Gentra.id– Menjelang Pilkada yang akan dilaksanakan serentak pada 27 November mendatang di Tasikmalaya, suasana politik semakin tegang dengan meningkatnya kekhawatiran akan potensi konflik berbasis SARA (Suku, Agama, Ras, dan Antar Golongan). Isu-isu sensitif ini dapat memicu ketegangan di tengah masyarakat yang plural. Di satu sisi, Pilkada seharusnya menjadi momentum demokrasi yang sehat dan inklusif, namun tantangan besar justru muncul dari risiko politisasi identitas. Bagaimana para kandidat dan masyarakat mampu menjaga kedamaian sosial sambil mempertahankan demokrasi lokal yang sehat menjadi pertanyaan yang penting untuk dijawab.
Berdasarkan laporan Bawaslu Jawa Barat, Tasikmalaya masuk peringkat tujuh daerah rawan penyebaran hoaks dan isu SARA di Jawa Barat menjelang Pemilu 2024. Seiring semakin mendekatnya pesta demokrasi, kekhawatiran muncul bahwa narasi palsu dan provokasi berbasis SARA dapat mempengaruhi stabilitas masyarakat.

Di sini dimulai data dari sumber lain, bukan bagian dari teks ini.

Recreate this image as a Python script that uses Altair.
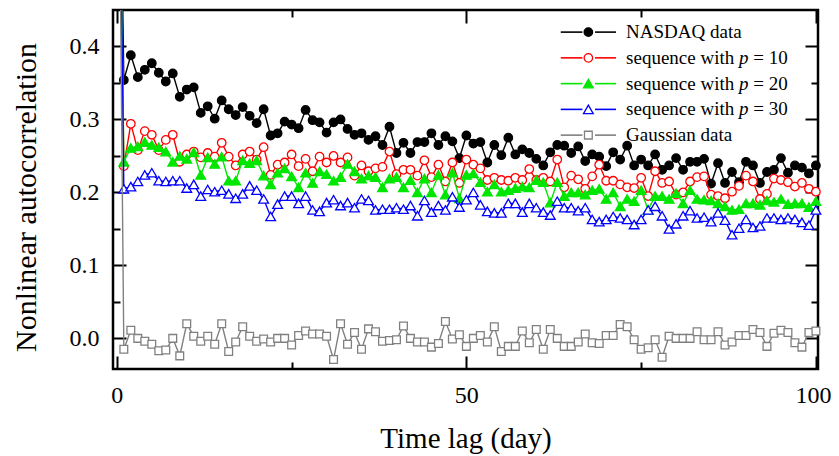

Di era digital yang semakin canggih dan cepat, hoaks menjadi ancaman serius yang dapat memecah belah persatuan. Tantangan bagi pemerintah dan masyarakat adalah bagaimana mengedukasi publik serta mencegah penyebaran informasi yang menyesatkan. Serta memberikan bekal bagaimana Masyarakat dapat memilah informasi berita anatara yang benar dan hoax.
Delapan daerah yang dinilai rawan terjadinya konflik SARA di wilayah Jabar ini meliputi Kota Bekasi, Kota Tasikmalaya, Kabupaten Bandung, Kabupaten Majalengka, Kabupaten Cirebon, Kabupaten Bogor, Kabupaten Kuningan, dan Kabupaten Bandung Barat.
Di tengah masa kampanye Pilkada 2024 di Kota Tasikmalaya, isu SARA kembali mencuat setelah munculnya aksi penolakan oleh masyarakat setempat terhadap pembangunan rumah duka di belakang RS TMC pada 30 September 2024. Kejadian ini menjadi moment yang memperkeruh suasana politik, di mana sentimen berbasis agama dan identitas kian muncul ke publik. Kejadian ini tak hanya menambah ketegangan politik lokal, tetapi juga mengancam kesatuan di masyarakat.
Isu SARA sering dijadikan alat politisasi ditengah moment pilkada untuk menarik dukungan kelompok tertentu dan masyarakat banyak. Namun, kadang tidak kita sadari politisasi ini memberikan dampa yang bisa berbahaya, karena mengancam perdamaian dan kerukunan di masyarakat.
Mirisnya, efek jangka panjang dari politisasi ini jika terus dilakukan akan dimanfaatkan oleh oknum politisi melalui isu SARA yang dapat memicu ketidakstabilan dan kenetralan dari politik. Masayarakat yang termakan oleh sistem politisi ini akan otomatis terpecah belah dan akan sulit untuk mempersatukannya kembali karena sudah ada kebencian dan hilangnya rasa persatuan dalam dirinya bahkan setelah masa pemilihan berkahir. Kondisi ini tentunya hal yang tidak bisa disepelekan karena akan berdampak pada Pembangunan bangsa dan keberlanjuta demokrasi di Indonesia.
Mencegah politisi SARA ini terus berlanjut, peran stakholder sangat dibutuhkan dalam Pendidikan politik. Dalam hal ini, kesadaran masyarakat dan peran media dibutuhkan dalm menanggulangi konflik SARA. Kesadaran tentang bahaya politisasi identitas harus ditingkatkan agar masyarakat tidak terjebak dalam agenda politik yang merugikan. Politisasi identitas dapat memecah belah, membuat publik fokus pada perbedaan, bukan visi atau solusi nyata yang diahdirkan dari para calon pemimpin kedepannya. Di sisi lain, media memiliki peran krusial dan strategis dalam memberitakan isu dengan objektivitas, menjaga keseimbangan informasi tanpa memperburuk situasi. Pendidikan politik yang baik juga dibutuhkan, sehingga masyarakat lebih cerdas dalam memilih kandidat berdasarkan program, bukan sekadar identitas etnis, agama, atau golongan.